**STATED TASK:**
Make an exact copy of all the material below, apart from the pictures.

***** MATERIAL *****

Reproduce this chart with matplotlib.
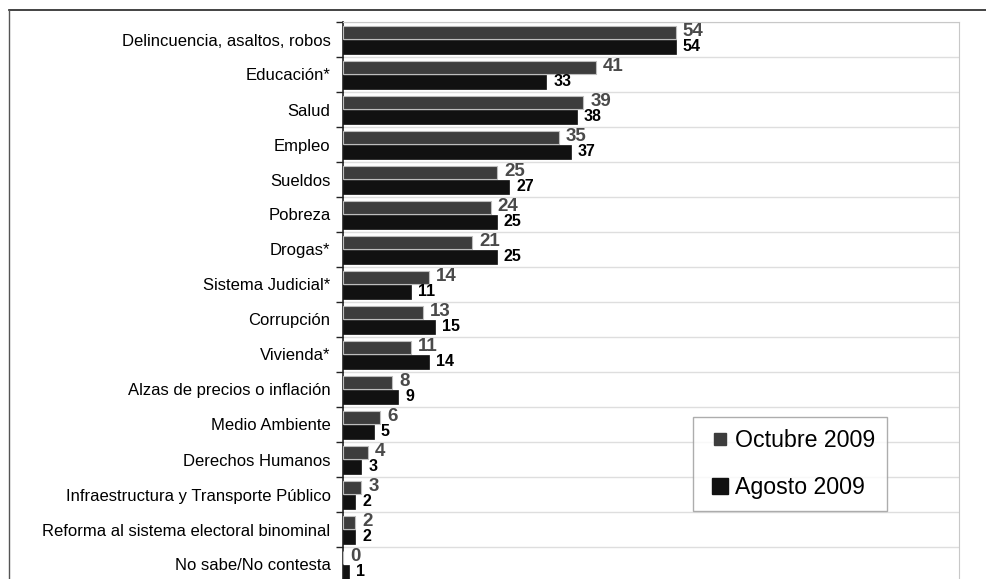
import matplotlib
matplotlib.use("Agg")
import matplotlib.pyplot as plt
from matplotlib.lines import Line2D
import numpy as np

plt.rcParams['font.family'] = ['Liberation Sans', 'DejaVu Sans']

categories = ["Delincuencia, asaltos, robos", "Educación*", "Salud", "Empleo", "Sueldos",
              "Pobreza", "Drogas*", "Sistema Judicial*", "Corrupción", "Vivienda*",
              "Alzas de precios o inflación", "Medio Ambiente", "Derechos Humanos",
              "Infraestructura y Transporte Público", "Reforma al sistema electoral binominal",
              "No sabe/No contesta"]
octubre = [54, 41, 39, 35, 25, 24, 21, 14, 13, 11, 8, 6, 4, 3, 2, 0]
agosto = [54, 33, 38, 37, 27, 25, 25, 11, 15, 14, 9, 5, 3, 2, 2, 1]
series_names = ["Octubre 2009", "Agosto 2009"]

W, H = 986, 579
fig = plt.figure(figsize=(W/100, H/100), dpi=100)

# outer frame lines
fig.add_artist(Line2D([9/W, 1], [1-9.5/H, 1-9.5/H], color='#222222', lw=1.2, transform=fig.transFigure))
fig.add_artist(Line2D([9/W, 9/W], [0, 1-9.5/H], color='#555555', lw=1.0, transform=fig.transFigure))

left, right, top, bottom = 343, 959, 22, 582
ax = fig.add_axes([left/W, (H-bottom)/H, (right-left)/W, (bottom-top)/H])

y = np.arange(len(categories))
h = 0.385
ax.barh(y - 0.2, octubre, height=h, color='#3d3d3d', edgecolor='#bdbdbd', linewidth=0.8, zorder=3)
ax.barh(y + 0.21, agosto, height=h, color='#111111', edgecolor='#111111', linewidth=0.5, zorder=3)

for i in range(len(categories)):
    ax.annotate(str(octubre[i]), (octubre[i], y[i] - 0.22), xytext=(5, 0), textcoords='offset points',
                ha='left', va='center', fontsize=13.5, fontweight='bold', color='#4a4a4a', zorder=4)
    ax.annotate(str(agosto[i]), (agosto[i], y[i] + 0.19), xytext=(5, 0), textcoords='offset points',
                ha='left', va='center', fontsize=11.5, fontweight='bold', color='#000000', zorder=4)

ax.set_xlim(0, 100)
ax.set_ylim(len(categories) - 0.5, -0.5)
ax.set_xticks([])

bounds = np.arange(len(categories) + 1) - 0.5
ax.set_yticks(bounds)
ax.set_yticklabels([])
ax.set_yticks(y, minor=True)
ax.set_yticklabels(categories, minor=True, fontsize=12)
ax.tick_params(axis='y', which='major', length=5, width=1, color='#222222', direction='out')
ax.tick_params(axis='y', which='minor', length=0, pad=9)
ax.grid(axis='y', which='major', color='#dedede', lw=1, zorder=0)

for s in ['top', 'right', 'bottom']:
    ax.spines[s].set_color('#c8c8c8')
ax.spines['left'].set_color('#222222')
ax.spines['left'].set_linewidth(1.2)

handles = [Line2D([], [], marker='s', ls='none', markersize=9, markerfacecolor='#3d3d3d', markeredgecolor='#3d3d3d'),
           Line2D([], [], marker='s', ls='none', markersize=11, markerfacecolor='#111111', markeredgecolor='#111111')]
leg = fig.legend(handles, series_names, loc='upper left', bbox_to_anchor=(693/W, 1-417/H),
                 borderaxespad=0, fontsize=16.7, frameon=True, fancybox=False, edgecolor='#999999',
                 labelspacing=1.02, handletextpad=0.0, borderpad=0.53, handlelength=1.27)
leg.get_frame().set_linewidth(1.0)

fig.savefig("out.png", dpi=100)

*****

**EXERCISE RESPONSE:**
Reproduce this chart with matplotlib.
import matplotlib
matplotlib.use("Agg")
import matplotlib.pyplot as plt
from matplotlib.lines import Line2D
import numpy as np

plt.rcParams['font.family'] = ['Liberation Sans', 'DejaVu Sans']

categories = ["Delincuencia, asaltos, robos", "Educación*", "Salud", "Empleo", "Sueldos",
              "Pobreza", "Drogas*", "Sistema Judicial*", "Corrupción", "Vivienda*",
              "Alzas de precios o inflación", "Medio Ambiente", "Derechos Humanos",
              "Infraestructura y Transporte Público", "Reforma al sistema electoral binominal",
              "No sabe/No contesta"]
octubre = [54, 41, 39, 35, 25, 24, 21, 14, 13, 11, 8, 6, 4, 3, 2, 0]
agosto = [54, 33, 38, 37, 27, 25, 25, 11, 15, 14, 9, 5, 3, 2, 2, 1]
series_names = ["Octubre 2009", "Agosto 2009"]

W, H = 986, 579
fig = plt.figure(figsize=(W/100, H/100), dpi=100)

# outer frame lines
fig.add_artist(Line2D([9/W, 1], [1-9.5/H, 1-9.5/H], color='#222222', lw=1.2, transform=fig.transFigure))
fig.add_artist(Line2D([9/W, 9/W], [0, 1-9.5/H], color='#555555', lw=1.0, transform=fig.transFigure))

left, right, top, bottom = 343, 959, 22, 582
ax = fig.add_axes([left/W, (H-bottom)/H, (right-left)/W, (bottom-top)/H])

y = np.arange(len(categories))
h = 0.385
ax.barh(y - 0.2, octubre, height=h, color='#3d3d3d', edgecolor='#bdbdbd', linewidth=0.8, zorder=3)
ax.barh(y + 0.21, agosto, height=h, color='#111111', edgecolor='#111111', linewidth=0.5, zorder=3)

for i in range(len(categories)):
    ax.annotate(str(octubre[i]), (octubre[i], y[i] - 0.22), xytext=(5, 0), textcoords='offset points',
                ha='left', va='center', fontsize=13.5, fontweight='bold', color='#4a4a4a', zorder=4)
    ax.annotate(str(agosto[i]), (agosto[i], y[i] + 0.19), xytext=(5, 0), textcoords='offset points',
                ha='left', va='center', fontsize=11.5, fontweight='bold', color='#000000', zorder=4)

ax.set_xlim(0, 100)
ax.set_ylim(len(categories) - 0.5, -0.5)
ax.set_xticks([])

bounds = np.arange(len(categories) + 1) - 0.5
ax.set_yticks(bounds)
ax.set_yticklabels([])
ax.set_yticks(y, minor=True)
ax.set_yticklabels(categories, minor=True, fontsize=12)
ax.tick_params(axis='y', which='major', length=5, width=1, color='#222222', direction='out')
ax.tick_params(axis='y', which='minor', length=0, pad=9)
ax.grid(axis='y', which='major', color='#dedede', lw=1, zorder=0)

for s in ['top', 'right', 'bottom']:
    ax.spines[s].set_color('#c8c8c8')
ax.spines['left'].set_color('#222222')
ax.spines['left'].set_linewidth(1.2)

handles = [Line2D([], [], marker='s', ls='none', markersize=9, markerfacecolor='#3d3d3d', markeredgecolor='#3d3d3d'),
           Line2D([], [], marker='s', ls='none', markersize=11, markerfacecolor='#111111', markeredgecolor='#111111')]
leg = fig.legend(handles, series_names, loc='upper left', bbox_to_anchor=(693/W, 1-417/H),
                 borderaxespad=0, fontsize=16.7, frameon=True, fancybox=False, edgecolor='#999999',
                 labelspacing=1.02, handletextpad=0.0, borderpad=0.53, handlelength=1.27)
leg.get_frame().set_linewidth(1.0)

fig.savefig("out.png", dpi=100)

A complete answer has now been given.